NSW council rates are the cheapest in Australia and public sentiment against rate rises is ''unrealistic'', a review into the future of local government has found.
The chairman of the review, Graham Sansom, said securing the financial future of cash-strapped councils would involve rate increases, adding the state's ratepayers had had ''a pretty good run''.
The latest report by the Independent Local Government Review panel found NSW ratepayers were charged an average $120 less each year than their interstate counterparts, or 22 per cent, in 2008-09. It equated to $850 million in foregone revenue.
Rates are applied to homes, businesses, mines and farmland.
The Independent Pricing and Regulatory Tribunal sets the allowable annual increase on rates, known as the rate peg.
Councils can apply for a further increase if they outline their special needs, such as a high growth rate or maintenance backlogs.
But the report found despite crumbling infrastructure, many NSW councils failed to seek extra increases because to do so was seen as ''politically risky'', despite rates rising in other states without a strong community backlash.
The review, part of a broader probe into strengthening local government in NSW, found that rates had risen by 4.4 per cent a year over the past decade, well below the 8 per cent average rise in other states.

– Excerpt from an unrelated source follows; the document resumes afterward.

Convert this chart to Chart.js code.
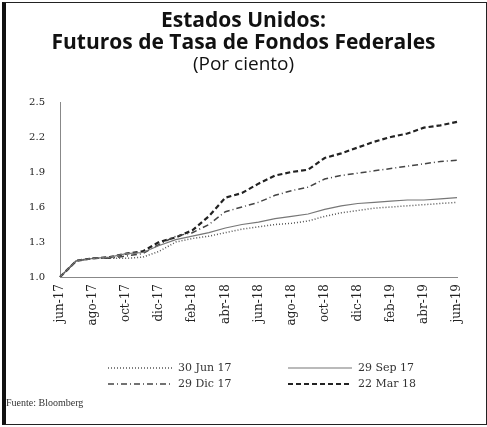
<!DOCTYPE html>
<html>
<head>
<meta charset="utf-8">
<script src="https://cdn.jsdelivr.net/npm/chart.js@4.4.0/dist/chart.umd.min.js"></script>
<style>
  body { margin: 0; background: #fff; }
  #wrap { position: relative; width: 487px; height: 427px; overflow: hidden; }
  #box { position: absolute; left: 0; top: 0; width: 487px; height: 427px; }
  #frame { position: absolute; left: 2px; top: 2px; width: 480px; height: 421px;
           border: 1px solid #222; border-left: 4px solid #111; pointer-events: none; }
  .leg { position: absolute; font: 11px "DejaVu Serif", serif; color: #333; }
  .leg svg { position: absolute; left: 0; top: 0; }
  .leg span { position: absolute; left: 70px; top: -1px; white-space: nowrap; }
  #src { position: absolute; left: 6px; top: 397px; font: 10px "Liberation Serif", serif; color: #333; }
</style>
</head>
<body>
<div id="wrap">
  <div id="box"><canvas id="chart"></canvas></div>
  <div id="frame"></div>
  <div class="leg" style="left:108px;top:362px;width:140px;height:14px">
    <svg width="66" height="12"><line x1="0" y1="6" x2="64" y2="6" stroke="#555" stroke-width="1.5" stroke-dasharray="1,2"/></svg>
    <span>30 Jun 17</span></div>
  <div class="leg" style="left:288px;top:362px;width:140px;height:14px">
    <svg width="66" height="12"><line x1="0" y1="6" x2="64" y2="6" stroke="#777" stroke-width="1.2"/></svg>
    <span>29 Sep 17</span></div>
  <div class="leg" style="left:108px;top:378px;width:140px;height:14px">
    <svg width="66" height="12"><line x1="0" y1="6" x2="64" y2="6" stroke="#444" stroke-width="1.5" stroke-dasharray="6,3,1,3"/></svg>
    <span>29 Dic 17</span></div>
  <div class="leg" style="left:288px;top:378px;width:140px;height:14px">
    <svg width="66" height="12"><line x1="0" y1="6" x2="64" y2="6" stroke="#222" stroke-width="2.2" stroke-dasharray="5,3"/></svg>
    <span>22 Mar 18</span></div>
  <div id="src">Fuente: Bloomberg</div>
</div>
<script>
// meses de los contratos
var months = ['jun-17','jul-17','ago-17','sep-17','oct-17','nov-17','dic-17',
              'ene-18','feb-18','mar-18','abr-18','may-18','jun-18','jul-18',
              'ago-18','sep-18','oct-18','nov-18','dic-18','ene-19','feb-19',
              'mar-19','abr-19','may-19','jun-19'];

var jun17 = [1.00,1.14,1.16,1.16,1.16,1.17,1.22,1.30,1.33,1.35,1.38,1.41,1.43,
             1.45,1.46,1.48,1.52,1.55,1.57,1.59,1.60,1.61,1.62,1.63,1.64];
var sep17 = [1.00,1.14,1.16,1.17,1.20,1.21,1.27,1.32,1.35,1.38,1.42,1.45,1.47,
             1.50,1.52,1.54,1.58,1.61,1.63,1.64,1.65,1.66,1.66,1.67,1.68];
var dic17 = [1.00,1.14,1.16,1.16,1.18,1.20,1.28,1.35,1.38,1.45,1.56,1.60,1.64,
             1.70,1.74,1.77,1.84,1.87,1.89,1.91,1.93,1.95,1.97,1.99,2.00];
var mar18 = [1.00,1.14,1.16,1.17,1.20,1.22,1.30,1.34,1.40,1.52,1.68,1.72,1.80,
             1.87,1.90,1.92,2.02,2.06,2.11,2.16,2.20,2.23,2.28,2.30,2.33];

var yTicks = [1.0, 1.3, 1.6, 1.9, 2.2, 2.5];

var ctx = document.getElementById('chart');
var myChart = new Chart(ctx, {
  type: 'line',
  data: {
    labels: months,
    datasets: [
      { label: '30 Jun 17', data: jun17, borderColor: '#555', borderWidth: 1.5, borderDash: [1, 2] },
      { label: '29 Sep 17', data: sep17, borderColor: '#777', borderWidth: 1.2 },
      { label: '29 Dic 17', data: dic17, borderColor: '#444', borderWidth: 1.5, borderDash: [6, 3, 1, 3] },
      { label: '22 Mar 18', data: mar18, borderColor: '#222', borderWidth: 2.2, borderDash: [5, 3] }
    ]
  },
  options: {
    responsive: true,
    maintainAspectRatio: false,
    animation: false,
    elements: { point: { radius: 0 }, line: { tension: 0, fill: false } },
    layout: { padding: { top: 2, right: 0, bottom: 80, left: 0 } },
    plugins: {
      legend: { display: false },
      tooltip: { enabled: false },
      title: {
        display: true,
        text: ['Estados Unidos:', 'Futuros de Tasa de Fondos Federales'],
        color: '#111',
        font: { family: 'Open Sans', size: 21, weight: 'bold', lineHeight: 1.05 },
        padding: { top: 8, bottom: 0 }
      },
      subtitle: {
        display: true,
        text: '(Por ciento)',
        color: '#111',
        font: { family: 'Open Sans', size: 19, lineHeight: 1.1 },
        padding: { top: 0, bottom: 27 }
      }
    },
    scales: {
      x: {
        offset: false,
        grid: { display: false, drawTicks: false },
        border: { display: true, color: '#888', dash: [1, 2] },
        afterFit: function (s) { s.height = 70; },
        ticks: {
          autoSkip: false,
          minRotation: 90,
          maxRotation: 90,
          padding: 7,
          color: '#222',
          font: { family: 'DejaVu Serif', size: 12 },
          callback: function (v, i) { return i % 2 === 0 ? months[i] : ''; }
        }
      },
      y: {
        min: 1.0,
        max: 2.5,
        grid: { display: false, drawTicks: false },
        border: { display: true, color: '#888', dash: [1, 2] },
        afterFit: function (s) { s.width = 60; },
        afterBuildTicks: function (s) { s.ticks = yTicks.map(function (v) { return { value: v }; }); },
        ticks: {
          padding: 15,
          color: '#222',
          font: { family: 'DejaVu Serif', size: 10 },
          callback: function (v) { return Number(v).toFixed(1); }
        }
      },
      // eje vacio a la derecha: deja el margen sin descentrar el titulo
      yR: {
        position: 'right',
        min: 0,
        max: 1,
        grid: { display: false, drawTicks: false },
        border: { display: false },
        ticks: { display: false },
        afterFit: function (s) { s.width = 30; }
      }
    }
  }
});
</script>
</body>
</html>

NSW homeowners paid an average $812 in 2010-11, according to the Division of Local Government.
The panel's final recommendations are due mid-next year. Its report said better financial management must be at the centre of reforms, including ''a greater effort to boost own-source revenues - especially rates''.
It has indicated the rates regime could be ''streamlined'', and the application process for small rate rises made less onerous.
Professor Sansom said rate increases should go hand-in-hand with better efficiency.
''NSW local government still has some way to go before we could say that its financial management or its productivity and efficiency … are first class,'' he said.
Twenty-four NSW councils have applied for rate rises above the peg in 2013-14.
They include Coffs Harbour, which wants to extend a long-term charge on 350 businesses to fund a major overhaul of the city centre. It is also considering an extra residential rates charge the following year.
The council's director of corporate business, Craig Milburn, said business owners supported higher rates in exchange for capital works, but conceded that generally, ''putting up rates doesn't win votes''.
''The community generally continue to have high expectations of the services they want to be delivered. How well they understand the financial realities of what councils are faced with … can be debated,'' he said.
Rockdale council is seeking a rate rise 3 per cent above the peg for five years to renew its assets.
A Liberal councillor, Nicholas Mickovski, opposed the increase, and said the council should ''identify savings within the organisation''.
''Ratepayers are already paying high enough rates,'' he said.
Ku-ring-gai council has applied to extend an infrastructure levy to improve its roads.
A spokesman said residents ''understood we couldn't fund the initiatives supported by the levies through other means''.